<<<<
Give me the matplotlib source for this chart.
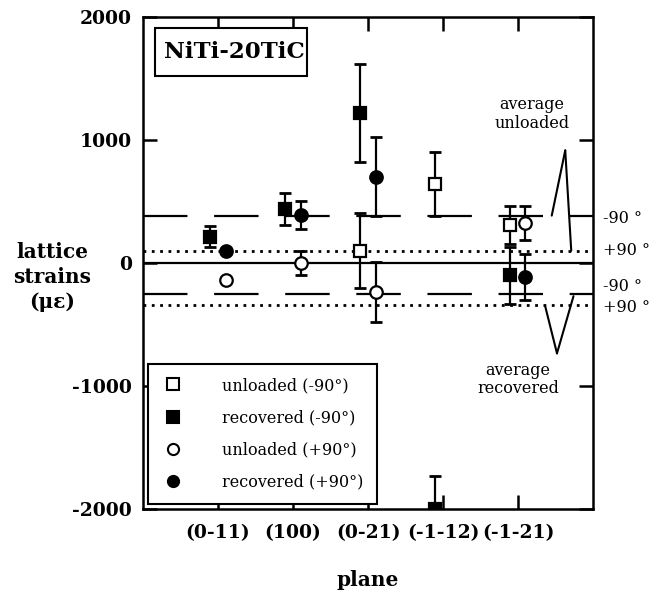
import numpy as np
import matplotlib
matplotlib.use('Agg')
import matplotlib.pyplot as plt
from matplotlib.lines import Line2D
from matplotlib.patches import Rectangle

plt.rcParams['font.family'] = ['DejaVu Serif']

# ---------------- data ----------------
planes = ['(0-11)', '(100)', '(0-21)', '(-1-12)', '(-1-21)']
unl_m90 = [np.nan, np.nan, 100, 645, 310]
unl_m90_err = [np.nan, np.nan, 305, 260, 155]
rec_m90 = [215, 440, 1220, -2000, -100]
rec_m90_err = [85, 130, 400, 265, 230]
unl_p90 = [-140, 0, -235, np.nan, 325]
unl_p90_err = [np.nan, 100, 245, np.nan, 135]
rec_p90 = [95, 390, 700, np.nan, -115]
rec_p90_err = [np.nan, 110, 320, np.nan, 185]

avg_unl_m90 = 385
avg_unl_p90 = 100
avg_rec_m90 = -250
avg_rec_p90 = -345

yticks = [-2000, -1000, 0, 1000, 2000]

# ---------------- figure ----------------
fig = plt.figure(figsize=(6.54, 5.99), dpi=100)
ax = fig.add_axes([0.2187, 0.1503, 0.688, 0.8214])

x = np.arange(1, len(planes) + 1)
off_sq, off_ci = -0.11, 0.10

# average lines
ax.axhline(0, color='black', lw=1.6, zorder=1)
ax.axhline(avg_unl_m90, color='black', lw=1.6, dashes=(20, 12), zorder=1)
ax.axhline(avg_rec_m90, color='black', lw=1.6, dashes=(20, 12), zorder=1)
ax.axhline(avg_unl_p90, color='black', lw=2.0, linestyle=(0, (1, 2)), zorder=1)
ax.axhline(avg_rec_p90, color='black', lw=2.0, linestyle=(0, (1, 2)), zorder=1)

def series(vals, errs, dx, marker, filled):
    v = np.array(vals, dtype=float)
    e = np.array(errs, dtype=float)
    m = ~np.isnan(e) & ~np.isnan(v)
    if m.any():
        ax.errorbar(x[m] + dx, v[m], yerr=e[m], fmt='none', ecolor='black',
                    elinewidth=1.6, capsize=4, capthick=2.0, zorder=3)
    ax.plot(x + dx, v, linestyle='none', marker=marker, ms=9, mew=1.6,
            mec='black', mfc='black' if filled else 'white', zorder=4)

series(unl_m90, unl_m90_err, off_sq, 's', False)
series(rec_m90, rec_m90_err, off_sq, 's', True)
series(unl_p90, unl_p90_err, off_ci, 'o', False)
series(rec_p90, rec_p90_err, off_ci, 'o', True)

ax.set_xlim(0, 6)
ax.set_ylim(-2000, 2000)
ax.set_xticks(x)
ax.set_xticklabels(planes)
ax.set_yticks(yticks)
ax.set_yticklabels([str(t) for t in yticks])
ax.tick_params(direction='in', length=10, width=1.8, top=True, right=True,
               labelsize=13.5)
ax.tick_params(axis='x', pad=11)
ax.tick_params(axis='y', pad=8)
for lab in ax.get_xticklabels() + ax.get_yticklabels():
    lab.set_fontweight('bold')
for s in ax.spines.values():
    s.set_linewidth(1.8)

ax.set_xlabel('plane', fontsize=14.5, fontweight='bold')
ax.xaxis.set_label_coords(0.5, -0.124)
ax.set_ylabel('lattice\nstrains\n(\u03bc\u03b5)', fontsize=14.5,
              fontweight='bold', rotation=0, linespacing=1.3,
              ha='center', va='center')
ax.yaxis.set_label_coords(-0.202, 0.4715)

# sample label box
ax.add_patch(Rectangle((0.0267, 0.880), 0.338, 0.0976, transform=ax.transAxes,
                       fc='white', ec='black', lw=1.5, zorder=5))
ax.text(0.204, 0.929, 'NiTi-20TiC', transform=ax.transAxes, fontsize=16.5,
        fontweight='bold', ha='center', va='center', zorder=6)

# average annotations
ax.text(5.19, 1210, 'average\nunloaded', fontsize=11.5, ha='center',
        va='center', linespacing=1.1)
ax.text(5.0, -950, 'average\nrecovered', fontsize=11.5, ha='center',
        va='center', linespacing=1.1)
arrow = dict(arrowstyle='-', lw=1.5, color='black', shrinkA=0, shrinkB=0)
ax.annotate('', xy=(5.45, avg_unl_m90), xytext=(5.63, 915), arrowprops=arrow)
ax.annotate('', xy=(5.71, avg_unl_p90), xytext=(5.63, 915), arrowprops=arrow)
ax.annotate('', xy=(5.36, avg_rec_p90), xytext=(5.52, -735), arrowprops=arrow)
ax.annotate('', xy=(5.74, avg_rec_m90 - 20), xytext=(5.52, -735), arrowprops=arrow)

# right side labels
for val, txt in [(avg_unl_m90 - 20, '-90 \u00b0'), (avg_unl_p90 + 5, '+90 \u00b0'),
                 (-190, '-90 \u00b0'), (-360, '+90 \u00b0')]:
    ax.annotate(txt, xy=(1.0, val), xycoords=('axes fraction', 'data'),
                xytext=(7, 0), textcoords='offset points', fontsize=11.5,
                ha='left', va='center', annotation_clip=False)

# legend
handles = [
    Line2D([], [], ls='none', marker='s', ms=8, mew=1.5, mec='black', mfc='white'),
    Line2D([], [], ls='none', marker='s', ms=8, mew=1.5, mec='black', mfc='black'),
    Line2D([], [], ls='none', marker='o', ms=8, mew=1.5, mec='black', mfc='white'),
    Line2D([], [], ls='none', marker='o', ms=8, mew=1.5, mec='black', mfc='black'),
]
labels = ['unloaded (-90\u00b0)', 'recovered (-90\u00b0)',
          'unloaded (+90\u00b0)', 'recovered (+90\u00b0)']
leg = ax.legend(handles, labels, loc='lower left', fontsize=11.5,
                frameon=True, fancybox=False, edgecolor='black',
                borderpad=0.85, handlelength=1.5, handletextpad=2.3,
                labelspacing=0.95, borderaxespad=0.3)
leg.get_frame().set_linewidth(1.5)
leg.get_frame().set_alpha(1)

fig.savefig('out.png', dpi=100)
>>>>
## Work instructions
Copy the material exactly. Do not include the pictures.

## Answer to this problem
Give me the matplotlib source for this chart.
import numpy as np
import matplotlib
matplotlib.use('Agg')
import matplotlib.pyplot as plt
from matplotlib.lines import Line2D
from matplotlib.patches import Rectangle

plt.rcParams['font.family'] = ['DejaVu Serif']

# ---------------- data ----------------
planes = ['(0-11)', '(100)', '(0-21)', '(-1-12)', '(-1-21)']
unl_m90 = [np.nan, np.nan, 100, 645, 310]
unl_m90_err = [np.nan, np.nan, 305, 260, 155]
rec_m90 = [215, 440, 1220, -2000, -100]
rec_m90_err = [85, 130, 400, 265, 230]
unl_p90 = [-140, 0, -235, np.nan, 325]
unl_p90_err = [np.nan, 100, 245, np.nan, 135]
rec_p90 = [95, 390, 700, np.nan, -115]
rec_p90_err = [np.nan, 110, 320, np.nan, 185]

avg_unl_m90 = 385
avg_unl_p90 = 100
avg_rec_m90 = -250
avg_rec_p90 = -345

yticks = [-2000, -1000, 0, 1000, 2000]

# ---------------- figure ----------------
fig = plt.figure(figsize=(6.54, 5.99), dpi=100)
ax = fig.add_axes([0.2187, 0.1503, 0.688, 0.8214])

x = np.arange(1, len(planes) + 1)
off_sq, off_ci = -0.11, 0.10

# average lines
ax.axhline(0, color='black', lw=1.6, zorder=1)
ax.axhline(avg_unl_m90, color='black', lw=1.6, dashes=(20, 12), zorder=1)
ax.axhline(avg_rec_m90, color='black', lw=1.6, dashes=(20, 12), zorder=1)
ax.axhline(avg_unl_p90, color='black', lw=2.0, linestyle=(0, (1, 2)), zorder=1)
ax.axhline(avg_rec_p90, color='black', lw=2.0, linestyle=(0, (1, 2)), zorder=1)

def series(vals, errs, dx, marker, filled):
    v = np.array(vals, dtype=float)
    e = np.array(errs, dtype=float)
    m = ~np.isnan(e) & ~np.isnan(v)
    if m.any():
        ax.errorbar(x[m] + dx, v[m], yerr=e[m], fmt='none', ecolor='black',
                    elinewidth=1.6, capsize=4, capthick=2.0, zorder=3)
    ax.plot(x + dx, v, linestyle='none', marker=marker, ms=9, mew=1.6,
            mec='black', mfc='black' if filled else 'white', zorder=4)

series(unl_m90, unl_m90_err, off_sq, 's', False)
series(rec_m90, rec_m90_err, off_sq, 's', True)
series(unl_p90, unl_p90_err, off_ci, 'o', False)
series(rec_p90, rec_p90_err, off_ci, 'o', True)

ax.set_xlim(0, 6)
ax.set_ylim(-2000, 2000)
ax.set_xticks(x)
ax.set_xticklabels(planes)
ax.set_yticks(yticks)
ax.set_yticklabels([str(t) for t in yticks])
ax.tick_params(direction='in', length=10, width=1.8, top=True, right=True,
               labelsize=13.5)
ax.tick_params(axis='x', pad=11)
ax.tick_params(axis='y', pad=8)
for lab in ax.get_xticklabels() + ax.get_yticklabels():
    lab.set_fontweight('bold')
for s in ax.spines.values():
    s.set_linewidth(1.8)

ax.set_xlabel('plane', fontsize=14.5, fontweight='bold')
ax.xaxis.set_label_coords(0.5, -0.124)
ax.set_ylabel('lattice\nstrains\n(\u03bc\u03b5)', fontsize=14.5,
              fontweight='bold', rotation=0, linespacing=1.3,
              ha='center', va='center')
ax.yaxis.set_label_coords(-0.202, 0.4715)

# sample label box
ax.add_patch(Rectangle((0.0267, 0.880), 0.338, 0.0976, transform=ax.transAxes,
                       fc='white', ec='black', lw=1.5, zorder=5))
ax.text(0.204, 0.929, 'NiTi-20TiC', transform=ax.transAxes, fontsize=16.5,
        fontweight='bold', ha='center', va='center', zorder=6)

# average annotations
ax.text(5.19, 1210, 'average\nunloaded', fontsize=11.5, ha='center',
        va='center', linespacing=1.1)
ax.text(5.0, -950, 'average\nrecovered', fontsize=11.5, ha='center',
        va='center', linespacing=1.1)
arrow = dict(arrowstyle='-', lw=1.5, color='black', shrinkA=0, shrinkB=0)
ax.annotate('', xy=(5.45, avg_unl_m90), xytext=(5.63, 915), arrowprops=arrow)
ax.annotate('', xy=(5.71, avg_unl_p90), xytext=(5.63, 915), arrowprops=arrow)
ax.annotate('', xy=(5.36, avg_rec_p90), xytext=(5.52, -735), arrowprops=arrow)
ax.annotate('', xy=(5.74, avg_rec_m90 - 20), xytext=(5.52, -735), arrowprops=arrow)

# right side labels
for val, txt in [(avg_unl_m90 - 20, '-90 \u00b0'), (avg_unl_p90 + 5, '+90 \u00b0'),
                 (-190, '-90 \u00b0'), (-360, '+90 \u00b0')]:
    ax.annotate(txt, xy=(1.0, val), xycoords=('axes fraction', 'data'),
                xytext=(7, 0), textcoords='offset points', fontsize=11.5,
                ha='left', va='center', annotation_clip=False)

# legend
handles = [
    Line2D([], [], ls='none', marker='s', ms=8, mew=1.5, mec='black', mfc='white'),
    Line2D([], [], ls='none', marker='s', ms=8, mew=1.5, mec='black', mfc='black'),
    Line2D([], [], ls='none', marker='o', ms=8, mew=1.5, mec='black', mfc='white'),
    Line2D([], [], ls='none', marker='o', ms=8, mew=1.5, mec='black', mfc='black'),
]
labels = ['unloaded (-90\u00b0)', 'recovered (-90\u00b0)',
          'unloaded (+90\u00b0)', 'recovered (+90\u00b0)']
leg = ax.legend(handles, labels, loc='lower left', fontsize=11.5,
                frameon=True, fancybox=False, edgecolor='black',
                borderpad=0.85, handlelength=1.5, handletextpad=2.3,
                labelspacing=0.95, borderaxespad=0.3)
leg.get_frame().set_linewidth(1.5)
leg.get_frame().set_alpha(1)

fig.savefig('out.png', dpi=100)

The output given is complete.